INSTRUCTION ▸
Your task is to return, exactly, the run of lines starting at the line holding "Write a web" and ending at the line holding "var barColors = ['#e9ae63', '#b0cce3', '#b0cce3', '#b0cce3'];", both ends included and no other lines.

——————————

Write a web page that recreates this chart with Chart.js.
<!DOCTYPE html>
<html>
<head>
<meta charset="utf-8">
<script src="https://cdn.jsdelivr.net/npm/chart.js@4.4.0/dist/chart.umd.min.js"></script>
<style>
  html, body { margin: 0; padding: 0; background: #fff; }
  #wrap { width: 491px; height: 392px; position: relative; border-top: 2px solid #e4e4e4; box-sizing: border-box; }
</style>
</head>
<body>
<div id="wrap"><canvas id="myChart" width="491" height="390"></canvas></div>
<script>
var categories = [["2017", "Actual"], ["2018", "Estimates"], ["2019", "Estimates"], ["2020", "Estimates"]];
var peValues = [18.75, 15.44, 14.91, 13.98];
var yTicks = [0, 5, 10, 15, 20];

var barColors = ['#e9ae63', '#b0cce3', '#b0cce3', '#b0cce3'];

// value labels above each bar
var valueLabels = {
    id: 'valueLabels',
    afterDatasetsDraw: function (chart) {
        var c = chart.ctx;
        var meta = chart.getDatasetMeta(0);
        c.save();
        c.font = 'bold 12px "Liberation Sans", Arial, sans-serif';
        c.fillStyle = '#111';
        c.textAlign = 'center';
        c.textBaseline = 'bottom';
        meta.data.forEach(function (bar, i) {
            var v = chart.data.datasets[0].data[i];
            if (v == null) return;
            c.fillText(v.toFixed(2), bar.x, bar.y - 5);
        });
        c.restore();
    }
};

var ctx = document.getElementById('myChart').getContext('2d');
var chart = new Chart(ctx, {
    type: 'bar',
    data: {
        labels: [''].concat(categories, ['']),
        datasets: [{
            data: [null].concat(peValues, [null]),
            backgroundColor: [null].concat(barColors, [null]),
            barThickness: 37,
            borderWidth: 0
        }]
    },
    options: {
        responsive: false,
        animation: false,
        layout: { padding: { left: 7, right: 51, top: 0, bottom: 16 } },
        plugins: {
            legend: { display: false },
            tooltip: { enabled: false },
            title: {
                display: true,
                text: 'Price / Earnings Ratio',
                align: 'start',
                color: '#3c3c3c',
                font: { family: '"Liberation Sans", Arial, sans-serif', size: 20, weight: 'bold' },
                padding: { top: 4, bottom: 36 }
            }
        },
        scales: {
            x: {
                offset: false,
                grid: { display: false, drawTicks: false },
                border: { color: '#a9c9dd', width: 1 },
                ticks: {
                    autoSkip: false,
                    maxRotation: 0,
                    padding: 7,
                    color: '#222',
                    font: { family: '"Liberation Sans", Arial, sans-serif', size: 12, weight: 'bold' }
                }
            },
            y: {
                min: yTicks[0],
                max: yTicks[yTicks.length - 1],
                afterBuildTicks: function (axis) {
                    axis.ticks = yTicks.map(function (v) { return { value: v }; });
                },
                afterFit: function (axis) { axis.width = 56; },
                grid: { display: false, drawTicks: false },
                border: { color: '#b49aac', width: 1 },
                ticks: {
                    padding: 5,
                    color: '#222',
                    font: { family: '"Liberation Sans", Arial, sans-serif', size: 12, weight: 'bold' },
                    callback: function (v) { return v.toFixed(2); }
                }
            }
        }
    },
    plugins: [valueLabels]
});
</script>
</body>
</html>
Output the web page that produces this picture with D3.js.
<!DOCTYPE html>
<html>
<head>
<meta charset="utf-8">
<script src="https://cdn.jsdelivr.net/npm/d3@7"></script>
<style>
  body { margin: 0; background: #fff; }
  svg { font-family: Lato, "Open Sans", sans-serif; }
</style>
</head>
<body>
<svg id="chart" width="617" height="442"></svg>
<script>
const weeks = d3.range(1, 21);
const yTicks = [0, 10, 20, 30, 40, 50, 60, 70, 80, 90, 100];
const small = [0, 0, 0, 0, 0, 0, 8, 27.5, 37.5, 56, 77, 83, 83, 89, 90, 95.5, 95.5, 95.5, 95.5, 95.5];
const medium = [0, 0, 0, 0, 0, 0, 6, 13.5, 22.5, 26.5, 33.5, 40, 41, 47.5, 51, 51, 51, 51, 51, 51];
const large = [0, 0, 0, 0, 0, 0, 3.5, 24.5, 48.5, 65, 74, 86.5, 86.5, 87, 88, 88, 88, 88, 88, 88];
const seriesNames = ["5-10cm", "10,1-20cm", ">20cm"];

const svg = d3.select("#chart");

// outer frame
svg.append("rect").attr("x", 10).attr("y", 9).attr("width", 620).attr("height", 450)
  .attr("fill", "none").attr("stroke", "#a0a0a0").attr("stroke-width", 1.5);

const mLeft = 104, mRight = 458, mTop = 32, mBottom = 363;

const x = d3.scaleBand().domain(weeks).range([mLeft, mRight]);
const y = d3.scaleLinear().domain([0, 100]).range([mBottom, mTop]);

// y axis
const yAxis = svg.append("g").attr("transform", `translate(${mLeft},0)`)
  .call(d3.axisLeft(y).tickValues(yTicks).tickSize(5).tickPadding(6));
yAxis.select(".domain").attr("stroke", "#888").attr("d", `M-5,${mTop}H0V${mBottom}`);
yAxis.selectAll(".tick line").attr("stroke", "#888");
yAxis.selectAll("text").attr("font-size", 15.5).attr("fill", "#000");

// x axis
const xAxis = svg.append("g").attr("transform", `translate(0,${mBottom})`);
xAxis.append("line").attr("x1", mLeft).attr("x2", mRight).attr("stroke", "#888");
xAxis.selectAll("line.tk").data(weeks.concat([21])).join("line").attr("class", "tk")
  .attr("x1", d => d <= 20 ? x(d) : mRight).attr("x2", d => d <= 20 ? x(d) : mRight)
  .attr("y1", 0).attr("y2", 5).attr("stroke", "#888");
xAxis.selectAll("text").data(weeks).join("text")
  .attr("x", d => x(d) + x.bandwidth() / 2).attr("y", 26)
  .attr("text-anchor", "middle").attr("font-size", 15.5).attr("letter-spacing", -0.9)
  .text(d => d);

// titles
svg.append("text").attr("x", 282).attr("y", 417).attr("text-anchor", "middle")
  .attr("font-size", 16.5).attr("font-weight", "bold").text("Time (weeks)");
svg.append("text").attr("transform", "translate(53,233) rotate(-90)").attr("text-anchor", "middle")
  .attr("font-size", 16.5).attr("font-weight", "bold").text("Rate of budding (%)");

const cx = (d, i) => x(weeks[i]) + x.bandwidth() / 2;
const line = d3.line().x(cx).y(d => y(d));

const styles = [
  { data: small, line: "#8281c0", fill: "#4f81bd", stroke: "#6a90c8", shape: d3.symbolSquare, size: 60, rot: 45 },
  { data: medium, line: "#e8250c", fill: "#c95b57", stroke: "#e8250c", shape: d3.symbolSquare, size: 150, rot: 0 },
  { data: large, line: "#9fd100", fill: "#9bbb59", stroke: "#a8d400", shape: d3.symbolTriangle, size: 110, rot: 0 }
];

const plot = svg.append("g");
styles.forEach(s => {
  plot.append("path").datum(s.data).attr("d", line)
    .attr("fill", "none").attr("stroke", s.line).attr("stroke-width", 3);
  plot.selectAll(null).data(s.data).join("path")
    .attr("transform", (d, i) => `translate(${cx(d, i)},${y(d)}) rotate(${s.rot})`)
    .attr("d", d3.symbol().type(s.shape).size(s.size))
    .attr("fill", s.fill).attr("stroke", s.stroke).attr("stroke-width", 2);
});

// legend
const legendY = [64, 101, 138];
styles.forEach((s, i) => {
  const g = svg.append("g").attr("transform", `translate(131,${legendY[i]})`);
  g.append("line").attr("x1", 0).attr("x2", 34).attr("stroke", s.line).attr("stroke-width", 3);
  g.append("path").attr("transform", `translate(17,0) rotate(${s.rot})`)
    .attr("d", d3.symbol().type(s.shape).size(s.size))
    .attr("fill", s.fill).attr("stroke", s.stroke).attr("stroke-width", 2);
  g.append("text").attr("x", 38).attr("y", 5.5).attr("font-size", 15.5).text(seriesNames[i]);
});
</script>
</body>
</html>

——————————

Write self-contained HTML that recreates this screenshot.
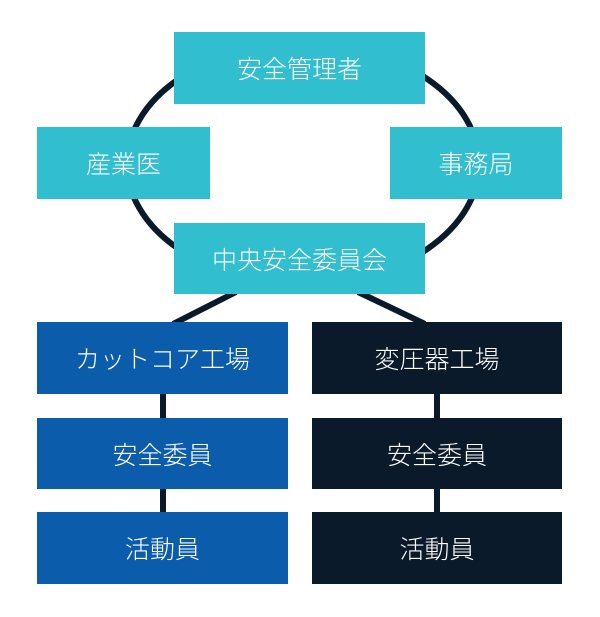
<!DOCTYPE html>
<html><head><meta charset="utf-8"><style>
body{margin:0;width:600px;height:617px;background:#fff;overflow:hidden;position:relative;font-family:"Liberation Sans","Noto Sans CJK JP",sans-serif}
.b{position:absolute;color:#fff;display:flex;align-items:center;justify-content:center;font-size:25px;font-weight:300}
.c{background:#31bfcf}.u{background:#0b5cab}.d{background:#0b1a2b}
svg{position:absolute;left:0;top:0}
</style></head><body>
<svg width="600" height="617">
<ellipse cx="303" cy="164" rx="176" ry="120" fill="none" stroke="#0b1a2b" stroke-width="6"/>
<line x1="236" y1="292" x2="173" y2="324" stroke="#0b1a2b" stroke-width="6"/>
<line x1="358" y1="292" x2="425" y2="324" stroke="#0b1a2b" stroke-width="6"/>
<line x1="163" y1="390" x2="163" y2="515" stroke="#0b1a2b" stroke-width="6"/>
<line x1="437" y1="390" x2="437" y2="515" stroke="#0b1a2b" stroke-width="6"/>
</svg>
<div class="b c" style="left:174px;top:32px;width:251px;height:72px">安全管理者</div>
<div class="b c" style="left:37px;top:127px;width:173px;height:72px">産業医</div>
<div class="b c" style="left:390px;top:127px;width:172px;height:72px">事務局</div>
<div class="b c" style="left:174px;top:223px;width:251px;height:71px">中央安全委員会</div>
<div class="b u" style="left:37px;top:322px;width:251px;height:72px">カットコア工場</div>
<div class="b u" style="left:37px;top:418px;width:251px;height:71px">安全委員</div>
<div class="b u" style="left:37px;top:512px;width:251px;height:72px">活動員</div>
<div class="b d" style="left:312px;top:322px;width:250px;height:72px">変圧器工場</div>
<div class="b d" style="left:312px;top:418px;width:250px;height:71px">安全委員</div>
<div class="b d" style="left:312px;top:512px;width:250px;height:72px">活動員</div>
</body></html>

——————————

WRITTEN RESPONSE ▸
Write a web page that recreates this chart with Chart.js.
<!DOCTYPE html>
<html>
<head>
<meta charset="utf-8">
<script src="https://cdn.jsdelivr.net/npm/chart.js@4.4.0/dist/chart.umd.min.js"></script>
<style>
  html, body { margin: 0; padding: 0; background: #fff; }
  #wrap { width: 491px; height: 392px; position: relative; border-top: 2px solid #e4e4e4; box-sizing: border-box; }
</style>
</head>
<body>
<div id="wrap"><canvas id="myChart" width="491" height="390"></canvas></div>
<script>
var categories = [["2017", "Actual"], ["2018", "Estimates"], ["2019", "Estimates"], ["2020", "Estimates"]];
var peValues = [18.75, 15.44, 14.91, 13.98];
var yTicks = [0, 5, 10, 15, 20];

var barColors = ['#e9ae63', '#b0cce3', '#b0cce3', '#b0cce3'];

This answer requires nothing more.